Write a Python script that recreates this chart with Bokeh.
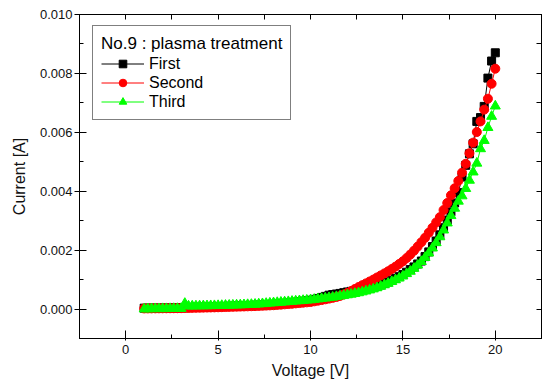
----
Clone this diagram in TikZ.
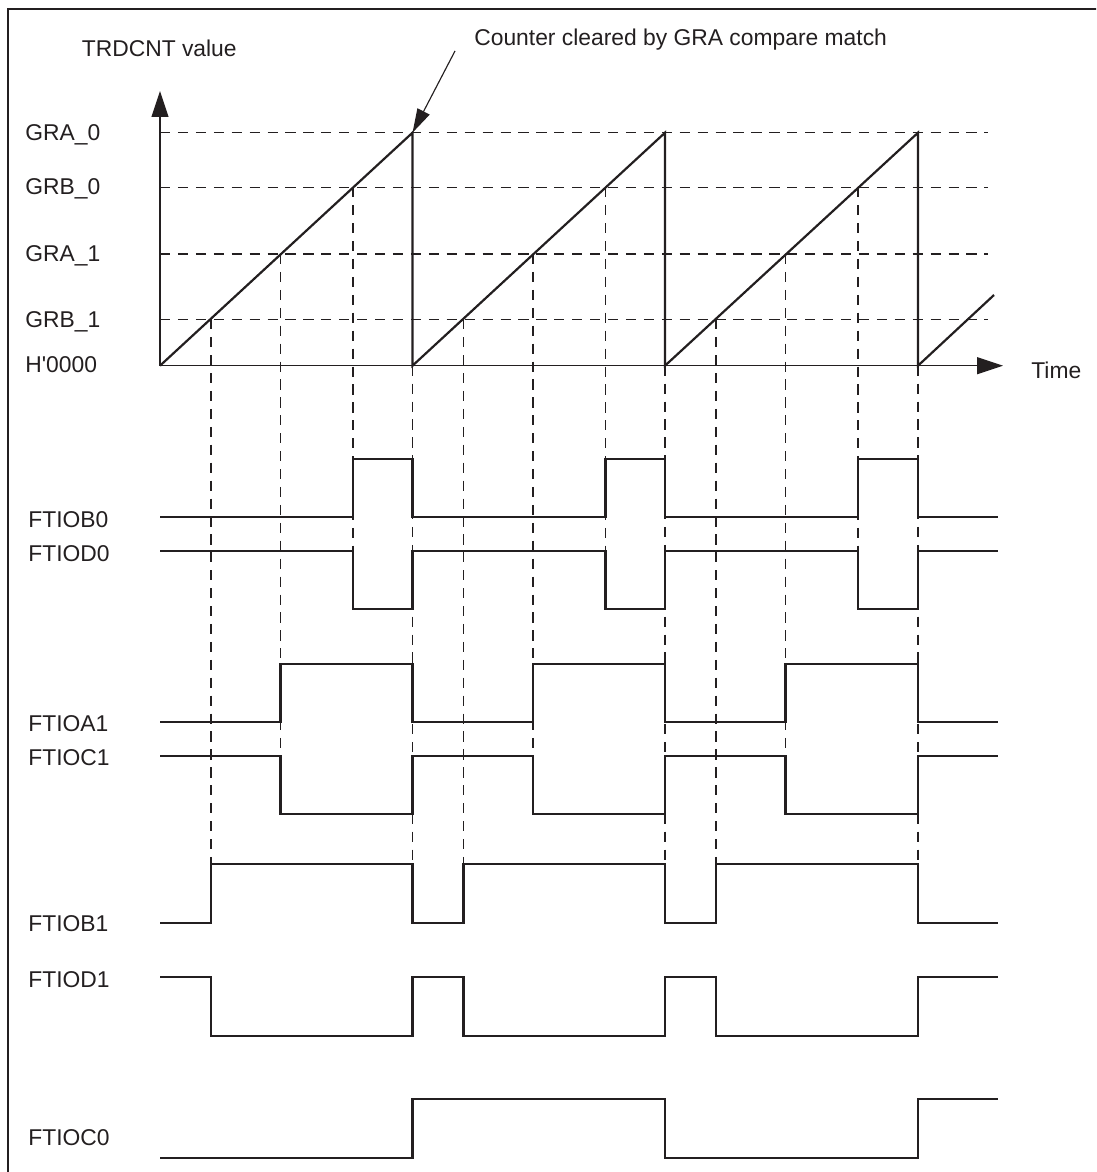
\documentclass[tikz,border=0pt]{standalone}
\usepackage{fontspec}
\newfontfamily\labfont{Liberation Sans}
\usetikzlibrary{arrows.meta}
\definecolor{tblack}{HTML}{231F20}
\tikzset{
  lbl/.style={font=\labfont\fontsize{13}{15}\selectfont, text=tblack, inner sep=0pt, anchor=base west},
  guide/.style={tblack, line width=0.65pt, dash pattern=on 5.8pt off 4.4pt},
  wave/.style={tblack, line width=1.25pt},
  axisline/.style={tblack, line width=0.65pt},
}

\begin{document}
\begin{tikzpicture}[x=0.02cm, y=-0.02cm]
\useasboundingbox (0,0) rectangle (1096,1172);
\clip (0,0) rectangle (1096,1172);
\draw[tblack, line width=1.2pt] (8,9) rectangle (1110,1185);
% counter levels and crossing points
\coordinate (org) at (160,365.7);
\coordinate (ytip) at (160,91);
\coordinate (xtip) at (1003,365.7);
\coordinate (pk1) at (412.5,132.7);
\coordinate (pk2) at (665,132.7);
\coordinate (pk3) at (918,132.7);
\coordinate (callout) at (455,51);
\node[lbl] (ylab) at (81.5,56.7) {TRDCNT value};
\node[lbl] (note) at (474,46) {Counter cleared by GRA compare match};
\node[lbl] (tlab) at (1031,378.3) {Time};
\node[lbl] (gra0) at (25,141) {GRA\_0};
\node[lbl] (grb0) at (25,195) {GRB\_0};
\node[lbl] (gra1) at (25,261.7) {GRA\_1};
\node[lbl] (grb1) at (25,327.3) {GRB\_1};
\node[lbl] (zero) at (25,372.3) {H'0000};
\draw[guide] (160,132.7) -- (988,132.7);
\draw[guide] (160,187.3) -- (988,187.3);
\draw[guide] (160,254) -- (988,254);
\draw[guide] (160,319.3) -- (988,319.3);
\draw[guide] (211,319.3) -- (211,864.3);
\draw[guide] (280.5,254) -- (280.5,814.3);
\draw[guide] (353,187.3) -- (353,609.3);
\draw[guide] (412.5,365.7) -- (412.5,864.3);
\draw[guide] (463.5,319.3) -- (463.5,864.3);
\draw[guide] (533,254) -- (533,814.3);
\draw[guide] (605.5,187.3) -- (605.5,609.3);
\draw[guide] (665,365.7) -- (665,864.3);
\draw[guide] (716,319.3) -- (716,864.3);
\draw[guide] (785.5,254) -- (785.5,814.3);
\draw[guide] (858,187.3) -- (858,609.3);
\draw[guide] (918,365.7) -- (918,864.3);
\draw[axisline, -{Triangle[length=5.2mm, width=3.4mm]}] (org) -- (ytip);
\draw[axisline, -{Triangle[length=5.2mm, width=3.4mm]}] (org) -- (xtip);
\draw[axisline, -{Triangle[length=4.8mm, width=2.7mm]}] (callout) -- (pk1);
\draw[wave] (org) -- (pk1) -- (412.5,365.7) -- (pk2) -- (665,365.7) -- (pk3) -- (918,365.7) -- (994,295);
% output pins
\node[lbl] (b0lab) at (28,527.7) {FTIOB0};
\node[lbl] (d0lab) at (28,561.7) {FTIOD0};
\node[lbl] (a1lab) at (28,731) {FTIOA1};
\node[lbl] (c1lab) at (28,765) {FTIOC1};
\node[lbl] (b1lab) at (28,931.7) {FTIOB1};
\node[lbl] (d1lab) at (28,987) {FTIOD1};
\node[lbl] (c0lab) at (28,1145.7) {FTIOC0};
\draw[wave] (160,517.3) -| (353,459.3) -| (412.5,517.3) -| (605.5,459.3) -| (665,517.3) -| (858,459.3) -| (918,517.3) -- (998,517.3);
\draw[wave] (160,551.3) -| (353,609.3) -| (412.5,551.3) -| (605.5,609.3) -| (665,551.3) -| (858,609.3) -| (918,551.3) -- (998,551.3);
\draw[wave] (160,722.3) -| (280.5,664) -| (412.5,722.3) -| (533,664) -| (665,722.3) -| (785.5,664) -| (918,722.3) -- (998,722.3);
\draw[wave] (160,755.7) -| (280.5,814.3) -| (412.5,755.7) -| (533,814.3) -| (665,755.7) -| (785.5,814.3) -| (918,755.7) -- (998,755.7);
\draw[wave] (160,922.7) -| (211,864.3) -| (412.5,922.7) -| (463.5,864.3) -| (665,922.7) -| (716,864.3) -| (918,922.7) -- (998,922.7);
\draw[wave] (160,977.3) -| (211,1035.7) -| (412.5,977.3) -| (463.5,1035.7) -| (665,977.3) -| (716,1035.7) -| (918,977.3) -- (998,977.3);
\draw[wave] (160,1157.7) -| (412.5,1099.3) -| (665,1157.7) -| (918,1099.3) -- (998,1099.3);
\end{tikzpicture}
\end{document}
----
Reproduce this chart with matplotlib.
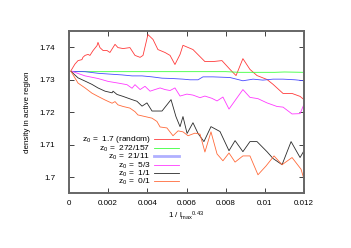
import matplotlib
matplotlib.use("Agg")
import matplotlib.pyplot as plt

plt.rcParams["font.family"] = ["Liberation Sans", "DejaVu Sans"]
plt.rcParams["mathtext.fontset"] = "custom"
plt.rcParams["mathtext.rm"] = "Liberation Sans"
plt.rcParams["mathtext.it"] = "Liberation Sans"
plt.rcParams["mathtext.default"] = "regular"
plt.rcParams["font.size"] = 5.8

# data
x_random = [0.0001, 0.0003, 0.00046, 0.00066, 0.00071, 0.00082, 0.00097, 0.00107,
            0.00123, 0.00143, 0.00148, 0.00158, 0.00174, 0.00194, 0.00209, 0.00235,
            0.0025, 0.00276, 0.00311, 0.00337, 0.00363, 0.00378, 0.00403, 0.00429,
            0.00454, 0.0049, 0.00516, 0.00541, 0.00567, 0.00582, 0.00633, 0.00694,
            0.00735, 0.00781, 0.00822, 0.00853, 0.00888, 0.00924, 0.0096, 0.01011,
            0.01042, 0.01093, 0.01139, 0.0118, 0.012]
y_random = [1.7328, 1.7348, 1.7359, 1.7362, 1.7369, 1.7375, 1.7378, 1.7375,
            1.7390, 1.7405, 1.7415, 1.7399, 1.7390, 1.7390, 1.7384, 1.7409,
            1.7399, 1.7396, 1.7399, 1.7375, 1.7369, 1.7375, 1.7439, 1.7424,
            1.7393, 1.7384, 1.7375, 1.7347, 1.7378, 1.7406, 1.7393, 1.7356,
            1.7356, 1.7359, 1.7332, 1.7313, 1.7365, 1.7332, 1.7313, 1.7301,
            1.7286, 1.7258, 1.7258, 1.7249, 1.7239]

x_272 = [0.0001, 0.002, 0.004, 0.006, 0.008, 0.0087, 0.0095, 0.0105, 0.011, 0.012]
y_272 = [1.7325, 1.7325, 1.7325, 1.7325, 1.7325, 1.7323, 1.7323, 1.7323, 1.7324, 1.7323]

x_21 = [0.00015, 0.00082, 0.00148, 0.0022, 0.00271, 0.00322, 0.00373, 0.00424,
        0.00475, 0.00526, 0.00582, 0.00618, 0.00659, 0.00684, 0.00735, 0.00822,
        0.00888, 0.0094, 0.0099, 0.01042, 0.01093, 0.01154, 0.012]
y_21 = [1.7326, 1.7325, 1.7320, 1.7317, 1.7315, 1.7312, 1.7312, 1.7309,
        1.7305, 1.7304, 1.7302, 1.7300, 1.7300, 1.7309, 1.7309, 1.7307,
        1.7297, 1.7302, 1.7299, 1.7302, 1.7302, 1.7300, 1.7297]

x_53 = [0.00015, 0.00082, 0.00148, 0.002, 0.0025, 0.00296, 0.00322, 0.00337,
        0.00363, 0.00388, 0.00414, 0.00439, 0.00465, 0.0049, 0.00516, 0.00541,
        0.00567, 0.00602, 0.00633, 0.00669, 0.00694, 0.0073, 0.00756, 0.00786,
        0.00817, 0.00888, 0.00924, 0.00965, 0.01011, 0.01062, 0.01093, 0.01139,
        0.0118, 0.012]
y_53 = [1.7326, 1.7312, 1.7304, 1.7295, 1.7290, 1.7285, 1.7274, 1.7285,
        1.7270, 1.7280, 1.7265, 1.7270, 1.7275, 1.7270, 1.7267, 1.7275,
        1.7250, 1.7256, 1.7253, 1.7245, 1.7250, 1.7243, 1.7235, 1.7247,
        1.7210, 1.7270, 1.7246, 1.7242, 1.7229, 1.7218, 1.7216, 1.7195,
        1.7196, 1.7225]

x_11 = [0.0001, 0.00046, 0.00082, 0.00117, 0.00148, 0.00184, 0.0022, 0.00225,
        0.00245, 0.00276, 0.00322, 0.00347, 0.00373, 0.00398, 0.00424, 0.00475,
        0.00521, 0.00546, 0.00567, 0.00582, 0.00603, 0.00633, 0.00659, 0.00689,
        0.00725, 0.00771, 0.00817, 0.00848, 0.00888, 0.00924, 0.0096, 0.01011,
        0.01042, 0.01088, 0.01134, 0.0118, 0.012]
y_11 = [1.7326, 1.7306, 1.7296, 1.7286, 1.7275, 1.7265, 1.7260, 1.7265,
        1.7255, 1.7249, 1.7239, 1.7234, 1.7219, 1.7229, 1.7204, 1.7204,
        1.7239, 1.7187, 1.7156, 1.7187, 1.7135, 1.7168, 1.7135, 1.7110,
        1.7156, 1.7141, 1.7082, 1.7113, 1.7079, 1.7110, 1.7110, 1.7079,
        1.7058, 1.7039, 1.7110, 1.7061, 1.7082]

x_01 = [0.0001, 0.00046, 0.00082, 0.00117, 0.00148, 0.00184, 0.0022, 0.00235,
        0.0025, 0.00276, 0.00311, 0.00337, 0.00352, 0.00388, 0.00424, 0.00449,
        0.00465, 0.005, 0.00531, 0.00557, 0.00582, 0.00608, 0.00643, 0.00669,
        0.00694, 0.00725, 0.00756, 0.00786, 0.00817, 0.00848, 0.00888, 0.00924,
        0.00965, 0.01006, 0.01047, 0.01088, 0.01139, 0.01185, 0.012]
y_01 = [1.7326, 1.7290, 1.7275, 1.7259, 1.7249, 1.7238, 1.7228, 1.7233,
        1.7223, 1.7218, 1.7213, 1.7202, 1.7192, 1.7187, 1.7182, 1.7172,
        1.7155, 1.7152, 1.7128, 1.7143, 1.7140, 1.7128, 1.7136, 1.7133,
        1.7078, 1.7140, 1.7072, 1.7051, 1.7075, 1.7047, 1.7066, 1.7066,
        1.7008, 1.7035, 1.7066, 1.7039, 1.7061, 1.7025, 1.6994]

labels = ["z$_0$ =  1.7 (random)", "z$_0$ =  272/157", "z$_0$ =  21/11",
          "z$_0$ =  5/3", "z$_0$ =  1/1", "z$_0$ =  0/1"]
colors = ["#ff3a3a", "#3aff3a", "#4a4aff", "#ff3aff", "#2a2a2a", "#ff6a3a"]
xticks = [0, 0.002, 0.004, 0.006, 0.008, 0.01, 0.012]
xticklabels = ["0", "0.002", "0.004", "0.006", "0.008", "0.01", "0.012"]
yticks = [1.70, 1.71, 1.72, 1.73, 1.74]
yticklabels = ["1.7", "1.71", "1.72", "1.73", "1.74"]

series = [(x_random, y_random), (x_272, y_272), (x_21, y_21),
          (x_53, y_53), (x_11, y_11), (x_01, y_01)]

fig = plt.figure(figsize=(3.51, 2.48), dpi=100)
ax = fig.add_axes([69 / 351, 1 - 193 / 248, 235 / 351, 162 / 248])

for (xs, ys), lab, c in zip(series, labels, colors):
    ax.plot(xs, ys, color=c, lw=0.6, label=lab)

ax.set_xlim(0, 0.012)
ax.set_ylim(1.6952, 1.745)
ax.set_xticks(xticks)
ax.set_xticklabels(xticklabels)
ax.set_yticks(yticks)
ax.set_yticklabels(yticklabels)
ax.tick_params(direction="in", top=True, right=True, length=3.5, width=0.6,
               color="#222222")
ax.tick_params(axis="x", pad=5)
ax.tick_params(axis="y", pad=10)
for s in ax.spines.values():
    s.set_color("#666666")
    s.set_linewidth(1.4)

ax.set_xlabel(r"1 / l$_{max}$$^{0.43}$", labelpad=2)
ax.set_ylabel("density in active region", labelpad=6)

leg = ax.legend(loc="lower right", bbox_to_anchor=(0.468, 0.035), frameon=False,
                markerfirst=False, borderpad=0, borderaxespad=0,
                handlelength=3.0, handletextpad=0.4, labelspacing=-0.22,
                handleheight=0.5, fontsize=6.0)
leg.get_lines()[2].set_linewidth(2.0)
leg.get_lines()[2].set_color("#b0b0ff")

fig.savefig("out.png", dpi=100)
----
Your task>
Leave the pictures out, and transcribe exactly the lines above starting at the one that contains "Reproduce this chart with matplotlib." and ending at the one that contains "import matplotlib.pyplot as plt".

Solution to this exercise>
Reproduce this chart with matplotlib.
import matplotlib
matplotlib.use("Agg")
import matplotlib.pyplot as plt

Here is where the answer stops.